فَأَمَرَ بِالأُخْدُودِ فِى أَفْوَاهِ السِّكَكِ فَخُدَّتْ وَأَضْرَمَ النِّيرَانَ وَقَالَ مَنْ لَمْ يَرْجِعْ عَنْ دِينِهِ فَأَحْمُوهُ فِيهَا. أَوْ قِيلَ لَهُ اقْتَحِمْ. فَفَعَلُوا حَتَّى جَاءَتِ امْرَأَةٌ وَمَعَهَا صَبِىٌّ لَهَا فَتَقَاعَسَتْ أَنْ تَقَعَ فِيهَا فَقَالَ لَهَا الْغُلاَمُ يَا أُمَّهِ اصْبِرِى فَإِنَّكِ عَلَى الْحَقِّ
Raja kemudian memerintah membuat parit-parit besar di mulut jalan. Lalu dibuatlah parit, dinyalakan api, dan Raja berkata: “Siapa yang enggan kembali dari agamanya, bakar hidup-hidup.” Hingga ada seorang ibu menggendong putranya, ia berhenti dan takut. Tetapi anaknya berkata: “Sabar saja Ibu, sesungguhnya Ibu ada dalam kebenaran.” (Shahih Muslim bab qishshah ashhabil-ukhdud no. 7703).
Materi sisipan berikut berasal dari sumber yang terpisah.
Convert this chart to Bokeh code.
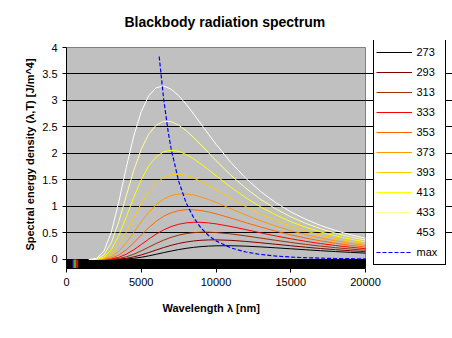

Sebuah teladan mulia dari seorang anak muda pemberani. Meskipun ia berada di lingkaran kekuasaan Raja, tetapi mata hatinya tidak tertutup dari ajaran-ajaran mulia. Ia masih bisa membedakan mana yang baik dan buruk, kemudian berani memilih yang baik meskipun harus mengorbankan segala fasilitas istimewa dari Istana Raja, bahkan meskipun harus dengan mengorbankan nyawanya sekalipun. Wal-‘Llahul-Musta’an.